Omniscience isn't explicitly stated in the Bible, quite the reverse! And is starkly contradicted by the eye-witness narrative and teachings of Fourth Gospel, and most of the other reported Biblical accounts of Jesus. 

It makes me wonder what Good reasons (there are plenty of bad ones) could exist why so many orthodox Christian intellectuals, for so many centuries, have absolutely insisted-upon such a monstrous doctrine - such a gratuitous stumbling block to faith in Jesus Christ?    


1 comment:

Hagel said...

"Omniscience isn't explicitly stated in the Bible, quite the reverse! And is starkly contradicted by the eye-witness narrative and teachings of Fourth Gospel, and most of the other reported Biblical accounts of Jesus."

Although none of the behavior in the book implies omnipotence, the word "almighty" is used in many translations. I think this causes many to believe in omnipotence, but I also suspect that translators chose that word because they believed in it.
I disagree with the choice of word. A better choice would be "all-ruler".
God almighty is used where the Hebrew "El Shaddai" was, and where the Greek "pantocrator" was.

The meaning of "Shaddai" is disputed and uncertain, but the meaning of "pantocrator" is not.
Pan- means all, and crator means ruler: All-ruler.

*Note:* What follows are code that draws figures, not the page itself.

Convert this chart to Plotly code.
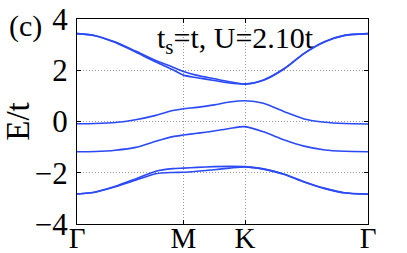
import plotly.graph_objects as go

# k-path segment lengths (hexagonal BZ: Γ-M, M-K, K-Γ)
seg_lengths = [0.866, 0.5, 1.0]
tick_labels = ["Γ", "M", "K", "Γ"]

# sample fractions along each segment
frac_GM = [0, 0.17, 0.36, 0.55, 0.74, 0.9, 1.0]
frac_MK = [0, 0.22, 0.5, 0.75, 1.0]
frac_KG = [0, 0.15, 0.32, 0.48, 0.65, 0.81, 1.0]

band1_GM = [3.43, 3.35, 3.10, 2.75, 2.38, 2.12, 1.95]
band1_MK = [1.95, 1.80, 1.67, 1.55, 1.46]
band1_KG = [1.46, 1.62, 2.07, 2.66, 3.12, 3.36, 3.43]

band2_GM = [3.43, 3.35, 3.08, 2.71, 2.32, 2.02, 1.81]
band2_MK = [1.81, 1.71, 1.60, 1.50, 1.46]
band2_KG = [1.46, 1.61, 2.06, 2.65, 3.11, 3.36, 3.43]

band3_GM = [-0.09, -0.08, -0.04, 0.07, 0.24, 0.43, 0.50]
band3_MK = [0.50, 0.55, 0.65, 0.76, 0.81]
band3_KG = [0.81, 0.71, 0.38, 0.10, -0.03, -0.08, -0.10]

band4_GM = [-1.18, -1.17, -1.12, -1.01, -0.77, -0.59, -0.53]
band4_MK = [-0.53, -0.46, -0.37, -0.27, -0.20]
band4_KG = [-0.20, -0.40, -0.72, -0.96, -1.11, -1.16, -1.18]

band5_GM = [-2.83, -2.75, -2.53, -2.24, -1.94, -1.84, -1.82]
band5_MK = [-1.82, -1.79, -1.76, -1.75, -1.76]
band5_KG = [-1.76, -1.85, -2.06, -2.35, -2.61, -2.78, -2.83]

band6_GM = [-2.83, -2.76, -2.55, -2.29, -2.04, -1.99, -1.98]
band6_MK = [-1.98, -1.94, -1.88, -1.82, -1.77]
band6_KG = [-1.77, -1.86, -2.07, -2.36, -2.62, -2.79, -2.84]

bands = [
    (band1_GM, band1_MK, band1_KG),
    (band2_GM, band2_MK, band2_KG),
    (band3_GM, band3_MK, band3_KG),
    (band4_GM, band4_MK, band4_KG),
    (band5_GM, band5_MK, band5_KG),
    (band6_GM, band6_MK, band6_KG),
]

# tick positions along the path
tick_pos = [0.0]
for L in seg_lengths:
    tick_pos.append(tick_pos[-1] + L)

fracs = [frac_GM, frac_MK, frac_KG]
xs = []
for i, fr in enumerate(fracs):
    pts = [tick_pos[i] + f * seg_lengths[i] for f in fr]
    xs.extend(pts if i == 0 else pts[1:])

fig = go.Figure()
for segs in bands:
    ys = []
    for i, s in enumerate(segs):
        ys.extend(s if i == 0 else s[1:])
    fig.add_trace(go.Scatter(
        x=xs, y=ys, mode="lines",
        line=dict(color="#2b4af5", width=1.6, shape="spline", smoothing=0.7),
        showlegend=False, hoverinfo="skip",
    ))

FF = "Liberation Serif"

fig.update_layout(
    width=407, height=253,
    margin=dict(l=77, r=39, t=19, b=29, autoexpand=False),
    paper_bgcolor="white", plot_bgcolor="white",
    font=dict(family=FF, size=28, color="black"),
)
fig.update_xaxes(
    range=[tick_pos[0], tick_pos[-1]], automargin=False,
    tickmode="array", tickvals=tick_pos, ticktext=tick_labels,
    showline=True, linecolor="black", linewidth=1, mirror="ticks",
    ticks="inside", ticklen=4, tickcolor="black",
    showgrid=True, gridcolor="#999999", griddash="1px,2px", gridwidth=1,
    zeroline=False, ticklabelstandoff=-12,
    tickfont=dict(family=FF, size=29, color="black"),
)
fig.update_yaxes(
    range=[-4, 4], automargin=False,
    tickmode="array", tickvals=[-4, -2, 0, 2, 4],
    ticktext=["−4", "−2", "0", "2", "4"],
    showline=True, linecolor="black", linewidth=1, mirror="ticks",
    ticks="inside", ticklen=4, tickcolor="black",
    showgrid=True, gridcolor="#999999", griddash="1px,2px", gridwidth=1,
    zeroline=False, ticklabelstandoff=2,
    tickfont=dict(family=FF, size=31, color="black"),
    title=dict(text="E/t", font=dict(family=FF, size=33, color="black"), standoff=6),
)
fig.add_annotation(
    text="(c)", xref="paper", yref="paper", x=-0.24, y=0.965,
    xanchor="left", yanchor="middle", showarrow=False,
    font=dict(family=FF, size=30, color="black"),
)
fig.add_annotation(
    text="t<sub>s</sub>=t, U=2.10t", xref="paper", yref="paper", x=0.545, y=0.9,
    xanchor="center", yanchor="middle", showarrow=False,
    font=dict(family=FF, size=30, color="black"),
)

fig.write_html("out.html", config={"displayModeBar": False},
               post_script="document.body.style.margin='0px';")
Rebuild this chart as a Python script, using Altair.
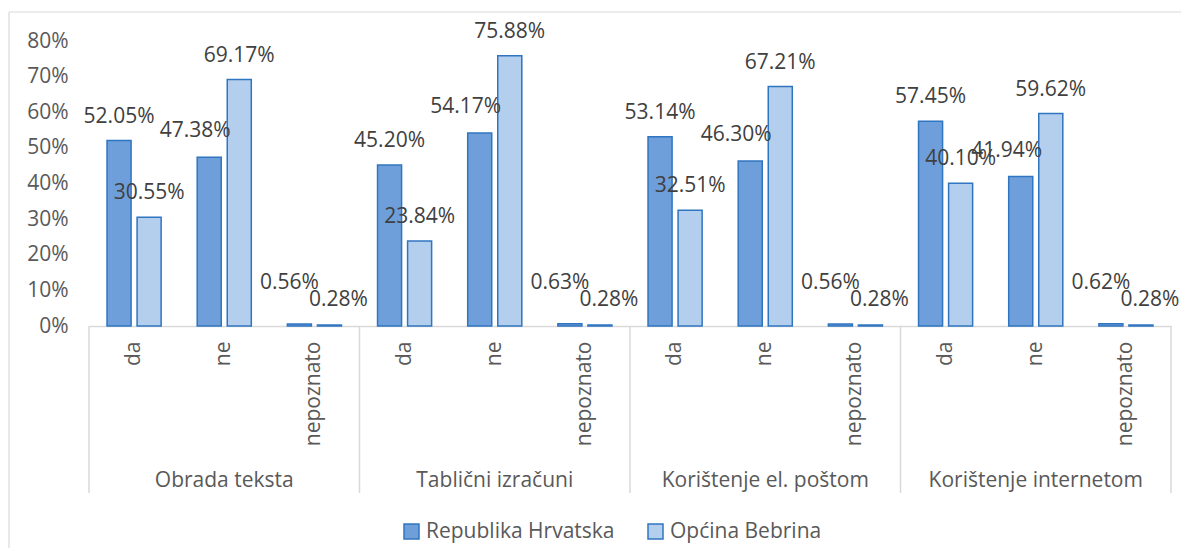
import altair as alt
import pandas as pd

groups = ["Obrada teksta", "Tablični izračuni", "Korištenje el. poštom", "Korištenje internetom"]
answers = ["da", "ne", "nepoznato"]
series = ["Republika Hrvatska", "Općina Bebrina"]
hrvatska = [52.05, 47.38, 0.56, 45.20, 54.17, 0.63, 53.14, 46.30, 0.56, 57.45, 41.94, 0.62]
bebrina = [30.55, 69.17, 0.28, 23.84, 75.88, 0.28, 32.51, 67.21, 0.28, 40.10, 59.62, 0.28]
y_ticks = [0, 10, 20, 30, 40, 50, 60, 70, 80]

FONT = "Open Sans"
FS = 21
W, H = 1082, 285
PAD_L, PAD_T = 81, 33

rows = []
slots = []
for gi, g in enumerate(groups):
    for ai, a in enumerate(answers):
        slot = f"{gi}|{a}"
        slots.append(slot)
        k = gi * 3 + ai
        rows.append(dict(slot=slot, group=g, answer=a, series=series[0], value=hrvatska[k]))
        rows.append(dict(slot=slot, group=g, answer=a, series=series[1], value=bebrina[k]))
df = pd.DataFrame(rows)
df["label"] = df["value"].map(lambda v: f"{v:.2f}%")

grp_df = pd.DataFrame({
    "group": groups,
    "mid": [f"{i}|ne" for i in range(len(groups))],
    "first": [f"{i}|da" for i in range(len(groups))],
})
end_df = pd.DataFrame({"slot": [slots[-1]]})

xscale = alt.Scale(domain=slots, paddingInner=0, paddingOuter=0)
xoff = alt.XOffset("series:N", scale=alt.Scale(domain=series, paddingInner=0.2, paddingOuter=0.6))
yscale = alt.Scale(domain=[0, 80])

x_axis = alt.Axis(labelExpr="split(datum.value, '|')[1]", labelAngle=-90,
                  labelAlign="right", labelBaseline="middle",
                  ticks=False, tickSize=0, labelPadding=15,
                  domainColor="#D9D9D9", domainWidth=1.5,
                  labelFont=FONT, labelFontSize=FS, labelColor="#595959")
y_axis = alt.Axis(values=y_ticks, labelExpr="datum.value + '%'", grid=False,
                  domain=False, ticks=False, labelPadding=21,
                  labelFont=FONT, labelFontSize=FS, labelColor="#595959")

bars = alt.Chart(df).mark_bar(stroke="#2F75C0", strokeWidth=1.5).encode(
    x=alt.X("slot:N", scale=xscale, sort=slots, title=None, axis=x_axis),
    xOffset=xoff,
    y=alt.Y("value:Q", scale=yscale, title=None, axis=y_axis),
    color=alt.Color("series:N", scale=alt.Scale(domain=series, range=["#6F9FDA", "#B4CFEE"]),
                    legend=alt.Legend(title=None, orient="none", legendX=312, legendY=480,
                                      direction="horizontal", symbolType="square",
                                      symbolSize=225, symbolStrokeColor="#2F75C0",
                                      symbolStrokeWidth=1.5, labelFont=FONT,
                                      labelFontSize=FS, labelColor="#595959",
                                      labelLimit=400, labelOffset=4, columnPadding=30)),
)


def label_layer(data_filter, dx, dy):
    return alt.Chart(df).transform_filter(data_filter).mark_text(
        dx=dx, dy=dy, baseline="middle", font=FONT, fontSize=FS, color="#404040"
    ).encode(
        x=alt.X("slot:N", scale=xscale, sort=slots, title=None, axis=x_axis),
        xOffset=xoff,
        y=alt.Y("value:Q", scale=yscale, title=None, axis=y_axis),
        text="label:N",
    )


HR, BB = series
labels_da = label_layer("datum.answer == 'da'", 0, -24)
labels_ne_bb = label_layer(f"datum.answer == 'ne' && datum.series == '{BB}'", 0, -24)
labels_ne_hr = label_layer(f"datum.answer == 'ne' && datum.series == '{HR}'", -14, -26)
labels_np_hr = label_layer(f"datum.answer == 'nepoznato' && datum.series == '{HR}'", -10, -41)
labels_np_bb = label_layer(f"datum.answer == 'nepoznato' && datum.series == '{BB}'", 9, -25)

group_text = alt.Chart(grp_df).mark_text(baseline="middle", font=FONT, fontSize=FS,
                                         color="#595959").encode(
    x=alt.X("mid:N", scale=xscale, title=None, axis=x_axis),
    y=alt.value(H + 155),
    text="group:N",
)

seps = alt.Chart(grp_df).mark_rule(color="#D9D9D9", strokeWidth=1.5).encode(
    x=alt.X("first:N", scale=xscale, title=None, axis=x_axis, bandPosition=0),
    y=alt.value(H),
    y2=alt.value(H + 167),
)

end_sep = alt.Chart(end_df).mark_rule(color="#D9D9D9", strokeWidth=1.5).encode(
    x=alt.X("slot:N", scale=xscale, title=None, axis=x_axis, bandPosition=1),
    y=alt.value(H),
    y2=alt.value(H + 167),
)

# light chart-area frame (left and top edges, as in the reference)
frame_left = alt.Chart(end_df).mark_rule(color="#D9D9D9", strokeWidth=1.2).encode(
    x=alt.value(-PAD_L + 1), y=alt.value(-PAD_T + 4), y2=alt.value(H + 230),
)
frame_top = alt.Chart(end_df).mark_rule(color="#D9D9D9", strokeWidth=1.2).encode(
    x=alt.value(-PAD_L + 1), x2=alt.value(W + 20), y=alt.value(-PAD_T + 4),
)

chart = alt.layer(frame_left, frame_top, bars, labels_da, labels_ne_bb, labels_ne_hr,
                  labels_np_hr, labels_np_bb, seps, end_sep, group_text).properties(
    width=W, height=H,
    autosize=alt.AutoSizeParams(type="none"),
    padding={"left": PAD_L, "top": PAD_T, "right": 10, "bottom": 222},
).configure_view(stroke=None)

chart.save("out.html", embed_options={"renderer": "svg", "actions": False})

To be fair, kratos means might, and crator is related to that word, as in "power exerter", because rulers have power over their subjects, but the word crator was used to mean ruler, both before the bible was translated like in the word "autokrator" (self-ruler) and after it was translated, like in "sebastocrator" (venerable ruler).

Even though the creator god was considered to rule not only over humans as subjects, but over nature itself as well, I still think even with this meaning, that all-ruler is better, especially considering that he doesn't act like he's almighty in the writings.

I am not Christian, I haven't finished the whole book yet, and I'm not a historian, but can you honestly say that omnipotence makes sense and is is implied when you read the bible?